Cuando hubo baños y balneario en Valdeganga
Días atrás se nos ha informado de un bonito proyecto para recuperar el balneario de Yémeda, alimentado con aguas del Guadazaón, lo que llevaría consigo la restauración del hace ya tiempo depauperado edificio que acogía esa instalación. No me siento con fuerzas ni imaginación suficiente como para predecir el futuro que espera a tal iniciativa, pero la teoría que la promueve tiene un fundamento cierto, porque desde hace años, asistimos a una auténtica explosión y fomento del mundo de los balnearios, las aguas termales y los sanatorios vinculados con ellas.
No fue el único. Estuvo el de La Isabela, sancionado con el favor de la familia real borbónica, que allí acudía a pasar temporadas de relax y fue sepultado por el pantano de Buendía. Estuvo el de Alcantud, también reabierto hace unos años y ahora, por lo que se, vuelto a cerrar. Permanece en pie y activo el más famoso de todos, el del Real Sitio del Solán de Cabras. Y se arruina día a día, antes los ojos de todos quienes pasan ante él, el de Valdeganga.
Dos manantiales, distantes entre sí unos 200 metros, en las proximidades del río Júcar, forman el ámbito natural de estos baños. Cuentan las crónicas que el agua mana a una temperatura de entre 23 y 25 grados, tiene ligero sabor agrio, con predominio de magnesio y se desprenden burbujas de ácido carbónico que salen a la superficie. Eran aguas muy recomendables para los problemas del reuma o artrosis, erupciones cutáneas y cuestiones relacionadas con la intimidad femenina.
La declaración oficial de reconocimiento de los Baños de Valdeganga se produjo por Real Orden de 28 de mayo de 1867, con la firma de la reina Isabel II; en la disposición oficial se establecía también el nombramiento de un médico director que estaría al frente del establecimiento durante la temporada fijada para los baños, entre el 15 de junio y el 15 de septiembre.

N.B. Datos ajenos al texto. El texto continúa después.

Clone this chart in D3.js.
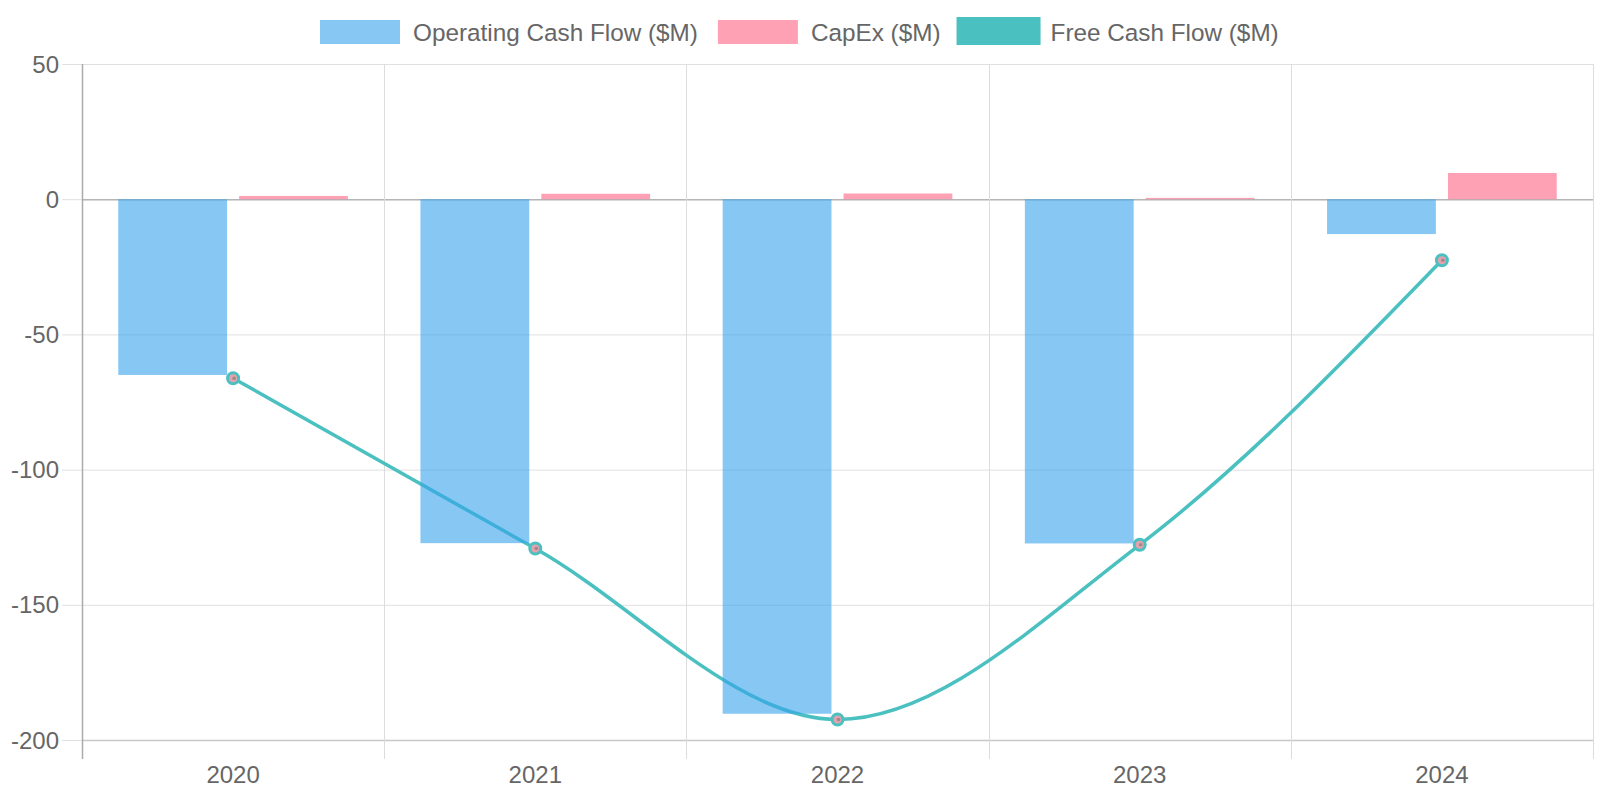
<!DOCTYPE html>
<html>
<head>
<meta charset="utf-8">
<script src="https://cdn.jsdelivr.net/npm/d3@7"></script>
<style>
  html, body { margin: 0; padding: 0; background: #fff; }
  svg { display: block; font-family: "Liberation Sans", Arial, Helvetica, sans-serif; }
</style>
</head>
<body>
<svg id="chart" width="1600" height="800"></svg>
<script>
// ---- data ----
const years = ["2020", "2021", "2022", "2023", "2024"];
const operatingCashFlow = [-65.0, -127.2, -190.3, -127.3, -12.9];
const capEx = [1.2, 2.0, 2.1, 0.5, 9.7];
const freeCashFlow = [-66.2, -129.2, -192.4, -127.8, -22.6];
const yTicks = [50, 0, -50, -100, -150, -200];
const seriesNames = ["Operating Cash Flow ($M)", "CapEx ($M)", "Free Cash Flow ($M)"];

(function () {
// ---- styles ----
const blueFill = "rgba(54,162,235,0.6)";
const pinkFill = "rgba(255,99,132,0.6)";
const teal = "rgb(75,192,192)";
const textColor = "#666";

const svg = d3.select("#chart");
const pLeft = 82, pRight = 1593, pTop = 64, pBottom = 740;

const x = d3.scaleBand().domain(years).range([pLeft, pRight]).padding(0);
const y = d3.scaleLinear().domain([-200, 50]).range([pBottom, pTop]);

const bw = x.bandwidth();
const x1 = d3.scaleBand().domain(["ocf", "capex"]).range([bw * 0.1, bw * 0.9]).padding(0);
const barW = x1.bandwidth() * 0.9;

// ---- grid ----
const grid = svg.append("g");
yTicks.forEach(t => {
  grid.append("line")
    .attr("x1", pLeft - 20).attr("x2", pRight)
    .attr("y1", y(t) + 0.5).attr("y2", y(t) + 0.5)
    .attr("stroke", "#e0e0e0").attr("stroke-width", 1);
  if (t === 0 || t === -200) {
    grid.append("line")
      .attr("x1", pLeft).attr("x2", pRight)
      .attr("y1", y(t) + 0.5).attr("y2", y(t) + 0.5)
      .attr("stroke", t === 0 ? "#b5b5b5" : "#c8c8c8").attr("stroke-width", 1.5);
  }
});
const bounds = years.map(d => x(d)).concat([pRight]);
bounds.forEach((bx, i) => {
  grid.append("line")
    .attr("x1", Math.round(bx) + 0.5).attr("x2", Math.round(bx) + 0.5)
    .attr("y1", pTop).attr("y2", pBottom + 19)
    .attr("stroke", i === 0 ? "#aaa" : "#dcdcdc").attr("stroke-width", i === 0 ? 1.5 : 1);
});

// ---- y labels ----
svg.append("g").selectAll("text").data(yTicks).join("text")
  .attr("x", 59).attr("y", d => y(d) + 8.5)
  .attr("text-anchor", "end")
  .attr("font-size", 24).attr("fill", textColor)
  .text(d => d);

// ---- x labels ----
svg.append("g").selectAll("text").data(years).join("text")
  .attr("x", d => x(d) + bw / 2).attr("y", 782.5)
  .attr("text-anchor", "middle")
  .attr("font-size", 24).attr("fill", textColor)
  .text(d => d);

// ---- line (beneath bars) ----
const line = d3.line()
  .x((d, i) => x(years[i]) + bw / 2)
  .y(d => y(d))
  .curve(d3.curveMonotoneX);
svg.append("path")
  .datum(freeCashFlow)
  .attr("d", line)
  .attr("fill", "none")
  .attr("stroke", teal)
  .attr("stroke-width", 3.5);

// ---- bars ----
const barG = svg.append("g");
barG.selectAll("rect.ocf").data(operatingCashFlow).join("rect")
  .attr("class", "ocf")
  .attr("x", (d, i) => x(years[i]) + x1("ocf") + (x1.bandwidth() - barW) / 2)
  .attr("width", barW)
  .attr("y", d => Math.min(y(d), y(0)))
  .attr("height", d => Math.abs(y(d) - y(0)))
  .attr("fill", blueFill);
barG.selectAll("rect.capex").data(capEx).join("rect")
  .attr("class", "capex")
  .attr("x", (d, i) => x(years[i]) + x1("capex") + (x1.bandwidth() - barW) / 2)
  .attr("width", barW)
  .attr("y", d => Math.min(y(d), y(0)))
  .attr("height", d => Math.abs(y(d) - y(0)))
  .attr("fill", pinkFill);

// ---- points ----
const pts = svg.append("g");
pts.selectAll("circle.p").data(freeCashFlow).join("circle")
  .attr("class", "p")
  .attr("cx", (d, i) => x(years[i]) + bw / 2)
  .attr("cy", d => y(d))
  .attr("r", 5.5)
  .attr("fill", "#e2a3ad")
  .attr("stroke", teal)
  .attr("stroke-width", 3);
pts.selectAll("circle.c").data(freeCashFlow).join("circle")
  .attr("class", "c")
  .attr("cx", (d, i) => x(years[i]) + bw / 2 + 1)
  .attr("cy", d => y(d))
  .attr("r", 1.8)
  .attr("fill", "#a08890");

// ---- legend ----
const legend = svg.append("g");
const legendFills = [blueFill, pinkFill, teal];
const legendGaps = [20, 16, 0];
let lx = 320;
seriesNames.forEach((name, i) => {
  const r = legend.append("rect")
    .attr("x", lx).attr("y", 20).attr("width", 80).attr("height", 24)
    .attr("fill", legendFills[i]);
  let textX = lx + 80 + 13;
  if (i === 2) {
    r.attr("x", lx + 1.5).attr("y", 18.5).attr("width", 81).attr("height", 25)
      .attr("stroke", teal).attr("stroke-width", 3);
    textX = lx + 84 + 10;
  }
  const t = legend.append("text")
    .attr("x", textX).attr("y", 40.5)
    .attr("font-size", 24.3).attr("fill", textColor)
    .text(name);
  lx = textX + t.node().getComputedTextLength() + legendGaps[i];
});
})();
</script>
</body>
</html>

Hasta mediados los años 50 del siglo XX, el Balneario de Valdeganga era uno de los destinos preferidos de la clase alta, de los que podían permitirse el disfrute de sus aguas termales y de los cuidados para la salud y para la mente. Sus aguas y los servicios que allí se dispensaban eran reconocidos en todo el país, pero poco a poco se fue abandonando y deteriorando. Sobre unas antiguas termas romanas, el edificio había sido construido en 1920 y tenía tres plantas, aunque la zona ya registraba actividad turística en el año 1876 y muchos eran los turistas que se detenían a relajarse y a descansar. Situado a 28 kilómetros de la capital, en un hermoso valle con innumerables árboles de toda clase y junto al margen izquierdo del río Júcar, en la carretera con dirección a Alcázar de San Juan, las instalaciones del balneario ofrecían “respirar aires cargados de sabina, romero, silva, tomillo, enebro con ricos aromas de encinares y jazmines deliciosos”, como se exponía en un folleto donde se resaltaba el excelente clima y disponía incluso de una magnífica piscina de agua natural a 24 grados y hasta un salón de baile para que los hospedados tuvieran sus periodos de diversión y esparcimiento.
Las instalaciones funcionaron como balneario hasta 1968, fecha en la que se abandonó y poco a poco fue cayendo en el olvido. A principios de este siglo XXI, los pueblos de alrededor intentaron promover un movimiento de revitalización del paraje y de los baños, convencidos de que así podría llegar algo de actividad económica a sus depauperados lugares, recurriendo para ello al turismo, esa por ahora inagotable fuente de riqueza a la que pueden agarrarse tantos pueblos olvidados por otros tipo de riqueza; el propietario actual del lugar participó también de esa inquietud y promovió un proyecto de restauración, que contemplaba una inversión cercana a los 12 millones de euros, pero la falta de inversiones privadas y públicas desechó cualquier posibilidad de volver a abrir el afamado balneario.
Actualmente el edificio está prácticamente arruinado sin que hayan podido prosperar los diversos anuncios hechos en varias ocasiones con la intención de recuperar los baños y la instalación hostelera. Por ahora, el único consuelo es ver una y otra vez las bellas imágenes de Peppermint frappé para, gracias a la cámara de Carlos Saura, volver a recordar cómo era aquel lugar antes de que el abandono y la ruina se apoderaran de él.